The routine is the bracketed set of actions you perform upon seeing a cue in order to get a reward. Changing this allows you to make what has become pathological, a bad habit, and transform it into something that is positive, but it requires a certain level of deeper thought and reflection.
To illustrate this, it’s necessary to choose a specific example. Consider an individual who always craves a sweet food after eating a savoury meal. The cue – routine – reward loop here seems somewhat easy to detect:
This is not the way to look at these things, however. The dessert itself is not the reward, it is a piece of food that creates a reward in the brain, via dopamine, and it is up to that individual to work out why. Perhaps they are simply still hungry and so are rewarded for eating more food. Perhaps their meal was very low in fat and/or carbohydrates and so satiating signals are not being released either owing to certain macronutrient requirements not being met and/or because of the resultant low palatability of their meal. Perhaps the individual is stressed and/or tired and so is craving sweet comfort foods that remind them of the desserts they would eat as a child.
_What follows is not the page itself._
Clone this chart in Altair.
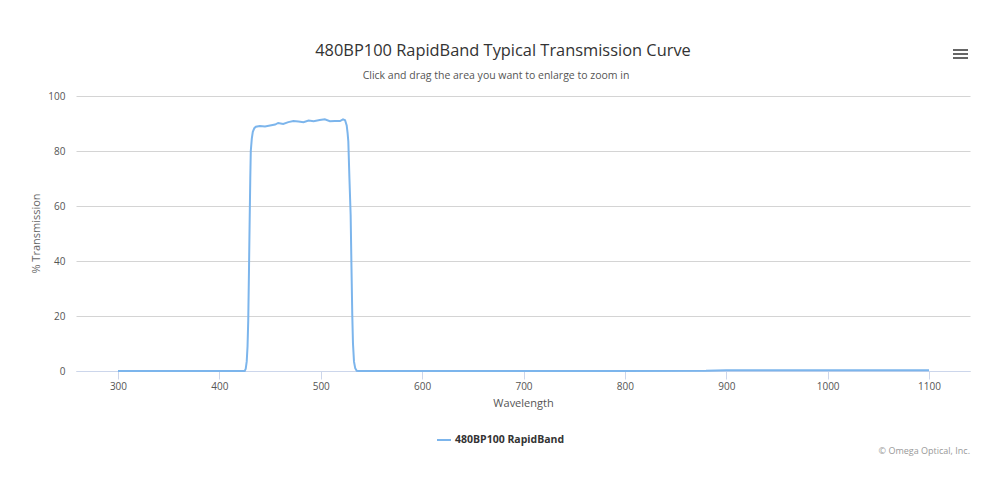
import altair as alt
import pandas as pd

# ---- data ----
wavelength = [300, 350, 400, 420, 425, 426, 427, 427.8, 428.5, 429.2, 429.9, 430.5, 431, 432, 433,
              434.5, 436, 440, 445, 450, 455, 458, 463, 468, 473, 478, 483, 488, 493, 499, 504,
              509, 514, 519, 522, 524, 525.6, 526.5, 527.2, 528.3, 529.5, 530.3, 531.1, 531.8,
              532.8, 534, 535.5, 537, 600, 700, 800, 880, 900, 1000, 1100]
transmission = [0, 0, 0, 0, 0, 0.8, 3.5, 9, 18.5, 36, 55, 70, 80, 84.5, 87,
                88.3, 88.8, 89.1, 88.9, 89.3, 89.6, 90.2, 89.8, 90.5, 90.9, 90.7, 90.5, 91.1, 90.8, 91.3, 91.5,
                90.8, 90.9, 90.9, 91.5, 91.2, 89.3, 86.5, 83.5, 70, 56.7, 38, 20.4, 10,
                3.4, 1, 0.1, 0, 0, 0, 0, 0.1, 0.3, 0.3, 0.3]
series_name = "480BP100 RapidBand"
x_ticks = [300, 400, 500, 600, 700, 800, 900, 1000, 1100]
y_ticks = [0, 20, 40, 60, 80, 100]
title_text = "480BP100 RapidBand Typical Transmission Curve"
subtitle_text = "Click and drag the area you want to enlarge to zoom in"
credits_text = "\u00a9 Omega Optical, Inc."

df = pd.DataFrame({"Wavelength": wavelength, "Transmission": transmission,
                   "Series": [series_name] * len(wavelength)})

FONT = "Open Sans"
W, H = 894, 275

line = alt.Chart(df).mark_line(strokeWidth=2, interpolate="linear").encode(
    x=alt.X("Wavelength:Q",
            scale=alt.Scale(domain=[258.6, 1140.4], nice=False, zero=False),
            axis=alt.Axis(values=x_ticks, format="d", title="Wavelength", grid=False,
                          tickSize=8, tickColor="#ccd6eb", domainColor="#ccd6eb",
                          labelColor="#555555", labelFontSize=10, labelFont=FONT, labelPadding=2,
                          titleFont=FONT, titleFontSize=11, titleFontWeight="normal",
                          titleColor="#555555", titleY=32, titleBaseline="middle")),
    y=alt.Y("Transmission:Q",
            scale=alt.Scale(domain=[0, 100], nice=False),
            axis=alt.Axis(values=y_ticks, title="% Transmission", grid=True, gridColor="#d4d4d4",
                          domain=False, ticks=False, labelPadding=11,
                          labelColor="#555555", labelFontSize=10, labelFont=FONT,
                          titleFont=FONT, titleFontSize=11, titleFontWeight="normal",
                          titleColor="#666666", titleX=-40, titleY=137, titleAngle=-90,
                          titleAlign="center", titleBaseline="middle")),
    color=alt.Color("Series:N", scale=alt.Scale(range=["#7cb5ec"]),
                    legend=alt.Legend(orient="none", legendX=360, legendY=336, title=None,
                                      symbolType="stroke", symbolStrokeWidth=2, symbolSize=196,
                                      labelFontWeight="bold", labelFontSize=10.5, labelColor="#333333",
                                      labelFont=FONT, padding=0, labelOffset=3)),
)

def text_layer(txt, x, y, size, color, align="center", weight="normal"):
    return alt.Chart(pd.DataFrame({"t": [txt]})).mark_text(
        font=FONT, fontSize=size, color=color, align=align, baseline="middle", fontWeight=weight
    ).encode(text="t:N", x=alt.value(x), y=alt.value(y))

title = text_layer(title_text, 427, -45, 16.4, "#333333")
subtitle = text_layer(subtitle_text, 420, -20, 10.5, "#555555")
credits = text_layer(credits_text, 894, 355, 9, "#999999", align="right")

menu = [alt.Chart(pd.DataFrame({"k": [0]})).mark_rule(color="#666666", strokeWidth=2).encode(
    x=alt.value(877), x2=alt.value(892), y=alt.value(yy)) for yy in (-46, -42, -38)]

chart = alt.layer(line, title, subtitle, credits, *menu).properties(
    width=W, height=H,
    autosize=alt.AutoSizeParams(type="none"),
    padding={"left": 68, "top": 88, "right": 22, "bottom": 100},
).configure_view(stroke=None)

chart.save("out.html", embed_options={"renderer": "svg", "actions": False})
Once this ‘true desire’ is identified, it is simply a case of recognising the craving and using mindfulness to perform a different set of behaviours that play more in to the positive lifestyle that the individual is hoping to lead. The first two options listed above are somewhat easy to ‘fix’ by altering the meal or choosing a healthier dessert option, the latter craving could be satisfied by spending quality time with a loved one or pet, playing video games, listening to music or otherwise unwinding in a manner that they find enjoyable.
The person who has a glass of wine every night and wants to change that could work out why they started doing it in the first place (to relax, for the taste, to help with sleep) and then look to meet that need in some other way. The person who habitually has a takeaway on Friday nights or who hits the drive thru after work need only look to why they want the food that they go for (convenience, associated happy memories) and then look for a different meal that meets that need. The same principle can apply to almost any habit you can think of, and although the root cause may not always be immediately clear and you may not meet the craving that you have with the first new routine that you try, it can be life-changing.
Changing one variable while still respecting the deeply engrained habit loop is a sure fire way to reach success because eventually this new more adaptive habit will overlay and replace the old one. After a while this new good habit will be just as automatic as the old one was, so long as the variables stay the same, success will happen without ever paying attention.